One of the best tricks in the streaming playbook is the surprise prequel episode—drop it without warning, fill in character backstory viewers didn't know they needed, and watch the internet explode. The Bear just pulled it off perfectly with "Gary," a standalone episode that gave us Jon Bernthal's Mikey Berzatto in all his chaotic, heartbreaking glory.
TVLine named Bernthal Performer of the Week for the episode, and it's hard to argue. Mikey has been a ghost hovering over The Bear since the pilot—Carmy's older brother, the original owner of the sandwich shop, who died before the series began. We've seen him in flashbacks and heard stories, but "Gary" finally let us spend time with him as a living, breathing person.
The episode is structured as a road trip between Mikey and Richie (played by Ebon Moss-Bachrach), and Bernthal uses the confined space to showcase Mikey's full emotional range. He's charming, funny, self-aware, and deeply unstable—sometimes within the same scene. TVLine describes him as "masterfully mixing rage and vulnerability," which captures the tightrope walk Bernthal pulls off.
There's a moment where Mikey talks about his plans for the restaurant—big dreams, impossible ambitions—and you can see both the vision and the delusion. Bernthal plays it completely straight, no winking at the audience, which makes it heartbreaking because we know how the story ends. Mikey never got to realize his vision; Carmy is doing it for him, and the weight of that legacy has been crushing him for two seasons.
What makes prequel episodes work—when they work—is specificity. They can't just be "here's what happened before." They need to add something to our understanding of the characters and the story. "Gary" does that by showing us Mikey's self-awareness. He knows he's a mess. He knows he's hurting the people around him. But he's incapable of stopping himself, and that tragic awareness is what makes him compelling rather than just destructive.
Bernthal has made a career playing intense, volatile characters—Shane Walsh on The Walking Dead, Frank Castle in The Punisher—but Mikey might be his most nuanced work. There's no villain to fight, no zombie apocalypse to survive. Just a guy who loves his family, loves his city, and is slowly collapsing under the weight of his own demons.

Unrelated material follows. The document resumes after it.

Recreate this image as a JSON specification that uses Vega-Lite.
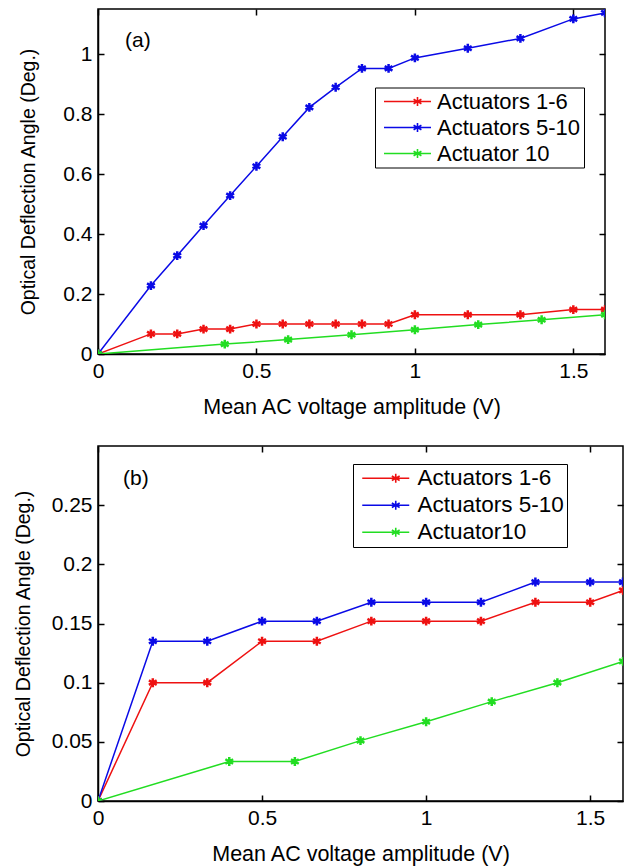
{
  "$schema": "https://vega.github.io/schema/vega-lite/v6.json",
  "padding": {"left": 12, "top": 7, "right": 0, "bottom": 0},
  "background": "white",
  "config": {
    "view": {"stroke": "black", "strokeWidth": 1.5},
    "font": "Liberation Sans",
    "axis": {"grid": false, "labelColor": "black", "titleColor": "black", "tickColor": "black", "domainColor": "black", "labelFont": "Liberation Sans", "titleFont": "Liberation Sans", "titleFontWeight": "normal", "labelFlush": false, "labelOverlap": false, "tickWidth": 1.5, "domainWidth": 1.5},
    "legend": {"labelFont": "Liberation Sans", "labelFontSize": 22, "labelColor": "black", "strokeColor": "black", "fillColor": "white", "padding": 3, "labelOffset": 37, "symbolStrokeWidth": 1.6, "symbolFillColor": "transparent", "rowPadding": 4},
    "title": {"font": "Liberation Sans", "fontWeight": "normal", "fontSize": 21, "color": "black"}
  },
  "datasets": {
    "pts": [
      {"p": "a", "s": "Actuators 1-6", "x": 0, "y": 0},
      {"p": "a", "s": "Actuators 1-6", "x": 0.167, "y": 0.067},
      {"p": "a", "s": "Actuators 1-6", "x": 0.25, "y": 0.067},
      {"p": "a", "s": "Actuators 1-6", "x": 0.333, "y": 0.083},
      {"p": "a", "s": "Actuators 1-6", "x": 0.417, "y": 0.083},
      {"p": "a", "s": "Actuators 1-6", "x": 0.5, "y": 0.1},
      {"p": "a", "s": "Actuators 1-6", "x": 0.583, "y": 0.1},
      {"p": "a", "s": "Actuators 1-6", "x": 0.667, "y": 0.1},
      {"p": "a", "s": "Actuators 1-6", "x": 0.75, "y": 0.1},
      {"p": "a", "s": "Actuators 1-6", "x": 0.833, "y": 0.1},
      {"p": "a", "s": "Actuators 1-6", "x": 0.917, "y": 0.1},
      {"p": "a", "s": "Actuators 1-6", "x": 1.0, "y": 0.131},
      {"p": "a", "s": "Actuators 1-6", "x": 1.167, "y": 0.131},
      {"p": "a", "s": "Actuators 1-6", "x": 1.333, "y": 0.131},
      {"p": "a", "s": "Actuators 1-6", "x": 1.5, "y": 0.148},
      {"p": "a", "s": "Actuators 1-6", "x": 1.6, "y": 0.148},
      {"p": "a", "s": "Actuators 5-10", "x": 0, "y": 0},
      {"p": "a", "s": "Actuators 5-10", "x": 0.167, "y": 0.228},
      {"p": "a", "s": "Actuators 5-10", "x": 0.25, "y": 0.328},
      {"p": "a", "s": "Actuators 5-10", "x": 0.333, "y": 0.428},
      {"p": "a", "s": "Actuators 5-10", "x": 0.417, "y": 0.528},
      {"p": "a", "s": "Actuators 5-10", "x": 0.5, "y": 0.626},
      {"p": "a", "s": "Actuators 5-10", "x": 0.583, "y": 0.724},
      {"p": "a", "s": "Actuators 5-10", "x": 0.667, "y": 0.822},
      {"p": "a", "s": "Actuators 5-10", "x": 0.75, "y": 0.889},
      {"p": "a", "s": "Actuators 5-10", "x": 0.833, "y": 0.952},
      {"p": "a", "s": "Actuators 5-10", "x": 0.917, "y": 0.952},
      {"p": "a", "s": "Actuators 5-10", "x": 1.0, "y": 0.987},
      {"p": "a", "s": "Actuators 5-10", "x": 1.167, "y": 1.019},
      {"p": "a", "s": "Actuators 5-10", "x": 1.333, "y": 1.052},
      {"p": "a", "s": "Actuators 5-10", "x": 1.5, "y": 1.117},
      {"p": "a", "s": "Actuators 5-10", "x": 1.6, "y": 1.137},
      {"p": "a", "s": "Actuator 10", "x": 0, "y": 0},
      {"p": "a", "s": "Actuator 10", "x": 0.4, "y": 0.033},
      {"p": "a", "s": "Actuator 10", "x": 0.6, "y": 0.048},
      {"p": "a", "s": "Actuator 10", "x": 0.8, "y": 0.064},
      {"p": "a", "s": "Actuator 10", "x": 1.0, "y": 0.081},
      {"p": "a", "s": "Actuator 10", "x": 1.2, "y": 0.098},
      {"p": "a", "s": "Actuator 10", "x": 1.4, "y": 0.114},
      {"p": "a", "s": "Actuator 10", "x": 1.6, "y": 0.131},
      {"p": "b", "s": "Actuators 1-6", "x": 0, "y": 0},
      {"p": "b", "s": "Actuators 1-6", "x": 0.167, "y": 0.1},
      {"p": "b", "s": "Actuators 1-6", "x": 0.333, "y": 0.1},
      {"p": "b", "s": "Actuators 1-6", "x": 0.5, "y": 0.135},
      {"p": "b", "s": "Actuators 1-6", "x": 0.667, "y": 0.135},
      {"p": "b", "s": "Actuators 1-6", "x": 0.833, "y": 0.152},
      {"p": "b", "s": "Actuators 1-6", "x": 1.0, "y": 0.152},
      {"p": "b", "s": "Actuators 1-6", "x": 1.167, "y": 0.152},
      {"p": "b", "s": "Actuators 1-6", "x": 1.333, "y": 0.168},
      {"p": "b", "s": "Actuators 1-6", "x": 1.5, "y": 0.168},
      {"p": "b", "s": "Actuators 1-6", "x": 1.6, "y": 0.178},
      {"p": "b", "s": "Actuators 5-10", "x": 0, "y": 0},
      {"p": "b", "s": "Actuators 5-10", "x": 0.167, "y": 0.135},
      {"p": "b", "s": "Actuators 5-10", "x": 0.333, "y": 0.135},
      {"p": "b", "s": "Actuators 5-10", "x": 0.5, "y": 0.152},
      {"p": "b", "s": "Actuators 5-10", "x": 0.667, "y": 0.152},
      {"p": "b", "s": "Actuators 5-10", "x": 0.833, "y": 0.168},
      {"p": "b", "s": "Actuators 5-10", "x": 1.0, "y": 0.168},
      {"p": "b", "s": "Actuators 5-10", "x": 1.167, "y": 0.168},
      {"p": "b", "s": "Actuators 5-10", "x": 1.333, "y": 0.185},
      {"p": "b", "s": "Actuators 5-10", "x": 1.5, "y": 0.185},
      {"p": "b", "s": "Actuators 5-10", "x": 1.6, "y": 0.185},
      {"p": "b", "s": "Actuator10", "x": 0, "y": 0},
      {"p": "b", "s": "Actuator10", "x": 0.4, "y": 0.0334},
      {"p": "b", "s": "Actuator10", "x": 0.6, "y": 0.0334},
      {"p": "b", "s": "Actuator10", "x": 0.8, "y": 0.051},
      {"p": "b", "s": "Actuator10", "x": 1.0, "y": 0.067},
      {"p": "b", "s": "Actuator10", "x": 1.2, "y": 0.084},
      {"p": "b", "s": "Actuator10", "x": 1.4, "y": 0.1},
      {"p": "b", "s": "Actuator10", "x": 1.6, "y": 0.118}
    ]
  },
  "resolve": {"scale": {"color": "independent"}, "legend": {"color": "independent"}},
  "spacing": 25,
  "vconcat": [
    {
      "width": 507,
      "height": 345,
      "title": {"text": "(a)", "anchor": "start", "frame": "group", "orient": "top", "offset": -43, "dx": 27, "fontSize": 21},
      "data": {"name": "pts"},
      "transform": [{"filter": "datum.p === 'a'"}],
      "layer": [
        {
          "mark": {"type": "line", "strokeWidth": 1.5, "clip": true},
          "encoding": {
            "x": {"field": "x", "type": "quantitative", "scale": {"domain": [0, 1.6], "nice": false, "zero": false},
              "axis": {"orient": "bottom", "title": "Mean AC voltage amplitude (V)", "values": [0, 0.5, 1, 1.5], "format": "~g", "tickSize": -6, "labelPadding": 12, "labelFontSize": 21, "titleFontSize": 21.5, "titlePadding": 15}},
            "y": {"field": "y", "type": "quantitative", "scale": {"domain": [0, 1.15], "nice": false},
              "axis": {"orient": "left", "title": "Optical Deflection Angle (Deg.)", "values": [0, 0.2, 0.4, 0.6, 0.8, 1], "format": "~g", "tickSize": -6, "labelPadding": 12, "labelFontSize": 21, "titleFontSize": 19.5, "titlePadding": 24}},
            "color": {"field": "s", "type": "nominal",
              "scale": {"domain": ["Actuators 1-6", "Actuators 5-10", "Actuator 10"], "range": ["#ee1111", "#0a0ae6", "#22dd22"]},
              "legend": {"title": null, "orient": "none", "legendX": 277, "legendY": 78.5, "symbolType": "M-0.5,0L4.2,0M2.85,-0.45L2.85,0.45M2.46,-0.22L3.24,0.22M2.46,0.22L3.24,-0.22", "symbolSize": 400}}
          }
        },
        {
          "mark": {"type": "point", "shape": "M0,-1L0,1M-0.87,-0.5L0.87,0.5M-0.87,0.5L0.87,-0.5", "filled": false, "strokeWidth": 2.5, "size": 80, "opacity": 1, "clip": true},
          "encoding": {
            "x": {"field": "x", "type": "quantitative", "axis": {"orient": "top", "labels": false, "title": null, "domain": false, "values": [0, 0.5, 1, 1.5], "tickSize": -6}},
            "y": {"field": "y", "type": "quantitative", "axis": {"orient": "right", "labels": false, "title": null, "domain": false, "values": [0, 0.2, 0.4, 0.6, 0.8, 1], "tickSize": -6}},
            "color": {"field": "s", "type": "nominal", "legend": null}
          }
        }
      ]
    },
    {
      "width": 525,
      "height": 355,
      "title": {"text": "(b)", "anchor": "start", "frame": "group", "orient": "top", "offset": -44, "dx": 25, "fontSize": 21},
      "data": {"name": "pts"},
      "transform": [{"filter": "datum.p === 'b'"}],
      "layer": [
        {
          "mark": {"type": "line", "strokeWidth": 1.5, "clip": true},
          "encoding": {
            "x": {"field": "x", "type": "quantitative", "scale": {"domain": [0, 1.6], "nice": false, "zero": false},
              "axis": {"orient": "bottom", "title": "Mean AC voltage amplitude (V)", "values": [0, 0.5, 1, 1.5], "format": "~g", "tickSize": -6, "labelPadding": 12, "labelFontSize": 21, "titleFontSize": 21.5, "titlePadding": 15}},
            "y": {"field": "y", "type": "quantitative", "scale": {"domain": [0, 0.3], "nice": false},
              "axis": {"orient": "left", "title": "Optical Deflection Angle (Deg.)", "values": [0, 0.05, 0.1, 0.15, 0.2, 0.25], "format": "~g", "tickSize": -6, "labelPadding": 12, "labelFontSize": 21, "titleFontSize": 19.5, "titlePadding": 17.5}},
            "color": {"field": "s", "type": "nominal",
              "scale": {"domain": ["Actuators 1-6", "Actuators 5-10", "Actuator10"], "range": ["#ee1111", "#0a0ae6", "#22dd22"]},
              "legend": {"title": null, "orient": "none", "legendX": 255, "legendY": 18, "labelFontSize": 22.5, "labelOffset": 39, "symbolType": "M-0.5,0L4.2,0M2.85,-0.45L2.85,0.45M2.46,-0.22L3.24,0.22M2.46,0.22L3.24,-0.22", "symbolSize": 400}}
          }
        },
        {
          "mark": {"type": "point", "shape": "M0,-1L0,1M-0.87,-0.5L0.87,0.5M-0.87,0.5L0.87,-0.5", "filled": false, "strokeWidth": 2.5, "size": 80, "opacity": 1, "clip": true},
          "encoding": {
            "x": {"field": "x", "type": "quantitative", "axis": {"orient": "top", "labels": false, "title": null, "domain": false, "values": [0, 0.5, 1, 1.5], "tickSize": -6}},
            "y": {"field": "y", "type": "quantitative", "axis": {"orient": "right", "labels": false, "title": null, "domain": false, "values": [0, 0.05, 0.1, 0.15, 0.2, 0.25], "tickSize": -6}},
            "color": {"field": "s", "type": "nominal", "legend": null}
          }
        }
      ]
    }
  ]
}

The beauty of streaming is that shows like The Bear can experiment with structure in ways network TV never could. A surprise prequel episode wouldn't work in a weekly broadcast schedule—you'd have to promote it, explain it, make sure viewers knew what they were getting. But drop it on Hulu with no warning, and it becomes an event.

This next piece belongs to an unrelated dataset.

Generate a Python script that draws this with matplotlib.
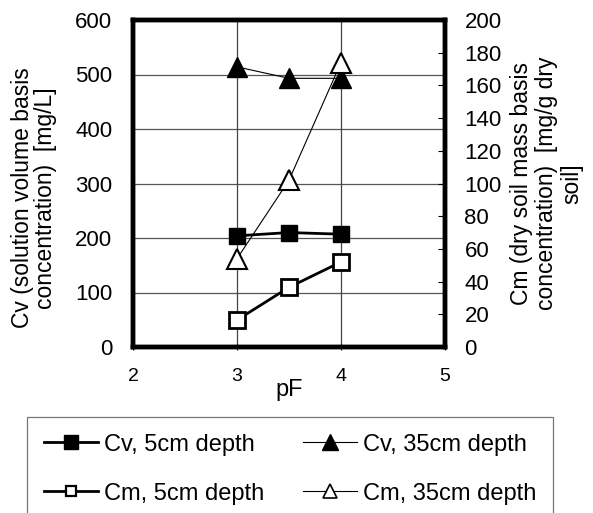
import matplotlib
matplotlib.use("Agg")
import matplotlib.pyplot as plt
from matplotlib.lines import Line2D

plt.rcParams['font.family'] = ['Liberation Sans', 'DejaVu Sans']

pf = [3, 3.5, 4]
cv_5cm = [204, 210, 207]
cv_35cm = [514, 493, 493]
cm_5cm = [16.5, 36.5, 52]
cm_35cm = [54, 102, 174]

x_ticks = [2, 3, 4, 5]
left_ticks = [0, 100, 200, 300, 400, 500, 600]
right_ticks = list(range(0, 201, 20))

fig = plt.figure(figsize=(5.93, 5.13), dpi=100)
ax = fig.add_axes([133/593, 1-347/513, (445-133)/593, (347-20)/513])
ax2 = ax.twinx()

ax.set_xlim(2, 5)
ax.set_ylim(0, 600)
ax2.set_ylim(0, 200)

ax.set_xticks(x_ticks)
ax.set_yticks(left_ticks)
ax2.set_yticks(right_ticks)

for v in [100, 200, 300, 400, 500]:
    ax.axhline(v, color='#555555', lw=0.9, zorder=0)
for v in [3, 4]:
    ax.axvline(v, color='#444444', lw=0.9, zorder=0)

ax.plot(pf, cv_5cm, color='black', lw=2, marker='s', ms=12,
        mfc='black', mec='black', zorder=3)
ax.plot(pf, cv_35cm, color='black', lw=0.8, marker='^', ms=14,
        mfc='black', mec='black', zorder=3)
ax2.plot(pf, cm_5cm, color='black', lw=2, marker='s', ms=12,
         mfc='white', mec='black', mew=2, zorder=3)
ax2.plot(pf, cm_35cm, color='black', lw=0.8, marker='^', ms=14,
         mfc='white', mec='black', mew=1.5, zorder=3)

for a in (ax, ax2):
    for s in a.spines.values():
        s.set_linewidth(3.2)
        s.set_color('black')

ax.tick_params(axis='y', length=0, pad=15, labelsize=16)
ax.tick_params(axis='x', direction='inout', length=4, width=0.8, pad=13, labelsize=14)
ax2.tick_params(axis='y', direction='in', length=5, width=0.8, pad=14, labelsize=16)

ax.set_xlabel('pF', fontsize=17, labelpad=-4)
ax.set_ylabel('Cv (solution volume basis\nconcentration)  [mg/L]', fontsize=16.5,
              linespacing=1.0)
ax.yaxis.set_label_coords(-0.245, 0.456)
ax2.set_ylabel('Cm (dry soil mass basis\nconcentration)  [mg/g dry\nsoil]', fontsize=16.5,
               linespacing=1.12, rotation=90)
ax2.yaxis.set_label_coords(1.208, 0.5)

handles = [
    Line2D([], [], color='black', lw=2, marker='s', ms=10, mfc='black', mec='black'),
    Line2D([], [], color='black', lw=2, marker='s', ms=7.5, mfc='white', mec='black', mew=1.6),
    Line2D([], [], color='black', lw=0.8, marker='^', ms=12, mfc='black', mec='black'),
    Line2D([], [], color='black', lw=0.8, marker='^', ms=10, mfc='white', mec='black', mew=1.2),
]
labels = ['Cv, 5cm depth', 'Cm, 5cm depth', 'Cv, 35cm depth', 'Cm, 35cm depth']
leg = fig.legend(handles, labels, ncol=2, loc='upper left',
                 bbox_to_anchor=(27/593, 1-417/513, (553-27)/593, 0.0),
                 mode='expand', frameon=True, fancybox=False, fontsize=17,
                 handlelength=2.3, handletextpad=0.25, columnspacing=1.0,
                 labelspacing=1.15, borderpad=0.7, borderaxespad=0)
leg.get_frame().set_edgecolor('#555555')
leg.get_frame().set_linewidth(0.9)

fig.savefig('out.png', dpi=100)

"Gary" also highlights why The Bear works as a show: it's about people trying to make something beautiful while dealing with trauma, addiction, and the grinding stress of restaurant work. Mikey couldn't reconcile those tensions. Carmy is trying. And Bernthal's performance reminds us what's at stake if he fails.
In Hollywood, nobody knows anything—except that Jon Bernthal can break your heart in a 45-minute bottle episode.